[Dataset rows]
....................

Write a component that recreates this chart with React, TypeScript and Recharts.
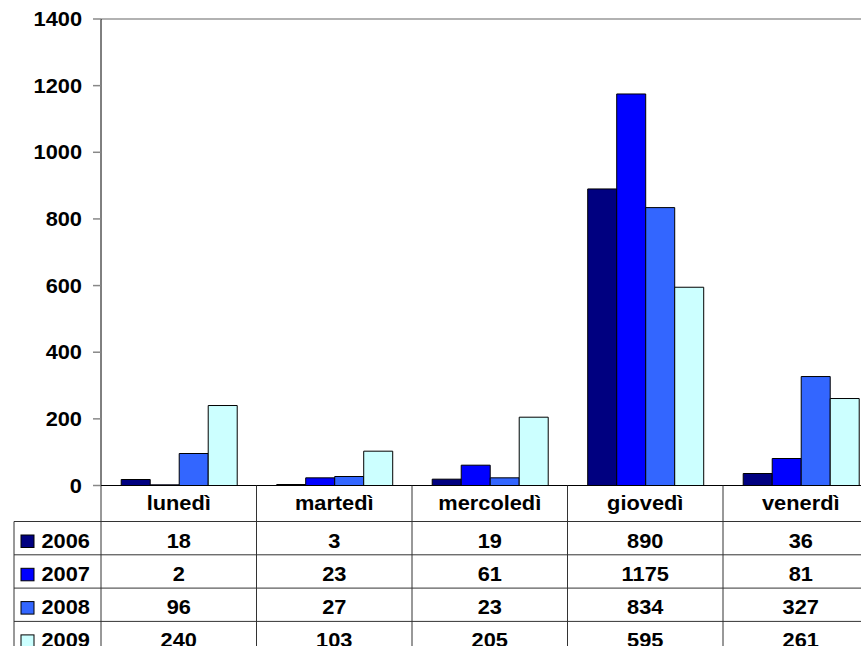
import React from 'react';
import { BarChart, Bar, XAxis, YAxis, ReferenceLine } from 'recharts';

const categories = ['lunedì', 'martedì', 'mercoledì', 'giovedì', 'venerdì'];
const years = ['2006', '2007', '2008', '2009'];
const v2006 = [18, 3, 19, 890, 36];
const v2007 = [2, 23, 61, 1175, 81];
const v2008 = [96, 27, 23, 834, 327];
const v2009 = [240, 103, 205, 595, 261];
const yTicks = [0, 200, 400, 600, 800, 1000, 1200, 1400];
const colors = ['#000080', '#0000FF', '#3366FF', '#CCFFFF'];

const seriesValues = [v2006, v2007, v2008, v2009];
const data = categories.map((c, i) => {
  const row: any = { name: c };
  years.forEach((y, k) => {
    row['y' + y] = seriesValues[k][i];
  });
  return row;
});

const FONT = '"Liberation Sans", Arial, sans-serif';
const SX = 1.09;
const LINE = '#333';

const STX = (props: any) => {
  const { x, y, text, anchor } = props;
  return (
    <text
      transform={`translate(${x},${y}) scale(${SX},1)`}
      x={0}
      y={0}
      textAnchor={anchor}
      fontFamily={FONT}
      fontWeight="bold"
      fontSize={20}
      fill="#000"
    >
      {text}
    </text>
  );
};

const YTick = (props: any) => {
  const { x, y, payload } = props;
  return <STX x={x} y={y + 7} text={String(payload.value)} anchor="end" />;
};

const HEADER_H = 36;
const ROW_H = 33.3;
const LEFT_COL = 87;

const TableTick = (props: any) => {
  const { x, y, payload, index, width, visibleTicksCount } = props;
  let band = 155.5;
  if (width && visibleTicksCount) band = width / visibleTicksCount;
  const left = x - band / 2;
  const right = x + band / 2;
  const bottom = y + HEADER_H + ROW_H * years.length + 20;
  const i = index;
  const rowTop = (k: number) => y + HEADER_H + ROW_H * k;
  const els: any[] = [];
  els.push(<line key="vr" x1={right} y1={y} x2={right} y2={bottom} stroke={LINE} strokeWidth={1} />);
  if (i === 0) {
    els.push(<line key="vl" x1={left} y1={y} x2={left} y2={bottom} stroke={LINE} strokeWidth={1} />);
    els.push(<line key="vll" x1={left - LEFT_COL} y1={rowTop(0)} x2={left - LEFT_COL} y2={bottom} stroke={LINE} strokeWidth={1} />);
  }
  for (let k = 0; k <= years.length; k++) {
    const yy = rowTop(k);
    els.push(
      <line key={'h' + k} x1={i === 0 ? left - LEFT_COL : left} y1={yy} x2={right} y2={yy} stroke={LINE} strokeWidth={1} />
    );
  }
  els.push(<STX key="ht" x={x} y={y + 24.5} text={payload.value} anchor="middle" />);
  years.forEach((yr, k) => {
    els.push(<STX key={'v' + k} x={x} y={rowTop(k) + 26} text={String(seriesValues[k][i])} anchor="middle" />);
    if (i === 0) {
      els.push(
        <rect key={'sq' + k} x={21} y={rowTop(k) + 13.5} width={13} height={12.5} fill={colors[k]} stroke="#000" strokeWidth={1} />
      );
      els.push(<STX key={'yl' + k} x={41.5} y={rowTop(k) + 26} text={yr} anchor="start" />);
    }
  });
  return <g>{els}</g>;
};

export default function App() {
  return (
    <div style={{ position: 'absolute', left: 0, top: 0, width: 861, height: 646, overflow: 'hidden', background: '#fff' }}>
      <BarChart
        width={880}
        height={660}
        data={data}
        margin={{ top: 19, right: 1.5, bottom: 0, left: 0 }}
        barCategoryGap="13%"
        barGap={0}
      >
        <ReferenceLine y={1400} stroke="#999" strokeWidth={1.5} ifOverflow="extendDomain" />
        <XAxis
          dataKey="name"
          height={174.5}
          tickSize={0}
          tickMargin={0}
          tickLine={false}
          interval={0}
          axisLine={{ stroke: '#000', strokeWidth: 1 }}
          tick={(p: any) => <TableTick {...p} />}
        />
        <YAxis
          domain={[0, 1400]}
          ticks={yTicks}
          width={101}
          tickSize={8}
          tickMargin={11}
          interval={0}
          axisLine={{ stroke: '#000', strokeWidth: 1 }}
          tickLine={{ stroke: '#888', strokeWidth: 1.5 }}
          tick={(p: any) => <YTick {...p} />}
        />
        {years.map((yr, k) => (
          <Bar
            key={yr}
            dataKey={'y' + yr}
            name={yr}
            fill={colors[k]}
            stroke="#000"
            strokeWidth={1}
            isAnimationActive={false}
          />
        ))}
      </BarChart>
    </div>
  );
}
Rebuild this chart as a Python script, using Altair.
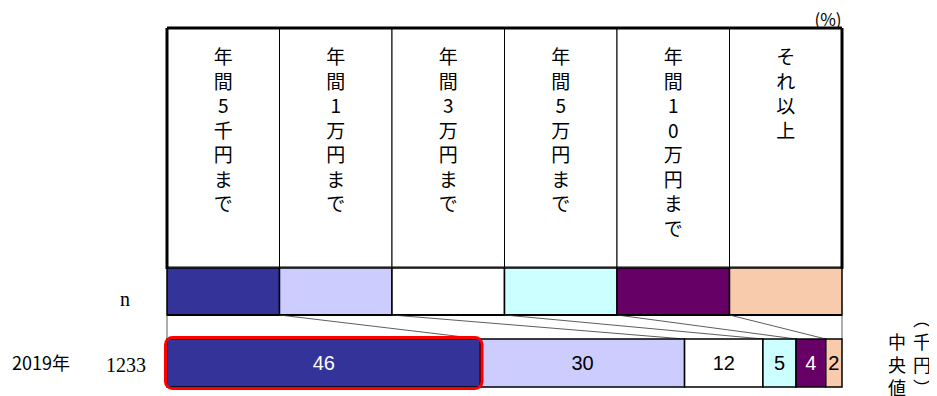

....................

== TASK DETAILS ==
Write out exactly the lines between the start of the data and the line with "const colors = ['#000080', '#0000FF', '#3366FF', '#CCFFFF'];", including both, but none of the pictures.

== ANSWER TO THIS TASK ==
Write a component that recreates this chart with React, TypeScript and Recharts.
import React from 'react';
import { BarChart, Bar, XAxis, YAxis, ReferenceLine } from 'recharts';

const categories = ['lunedì', 'martedì', 'mercoledì', 'giovedì', 'venerdì'];
const years = ['2006', '2007', '2008', '2009'];
const v2006 = [18, 3, 19, 890, 36];
const v2007 = [2, 23, 61, 1175, 81];
const v2008 = [96, 27, 23, 834, 327];
const v2009 = [240, 103, 205, 595, 261];
const yTicks = [0, 200, 400, 600, 800, 1000, 1200, 1400];
const colors = ['#000080', '#0000FF', '#3366FF', '#CCFFFF'];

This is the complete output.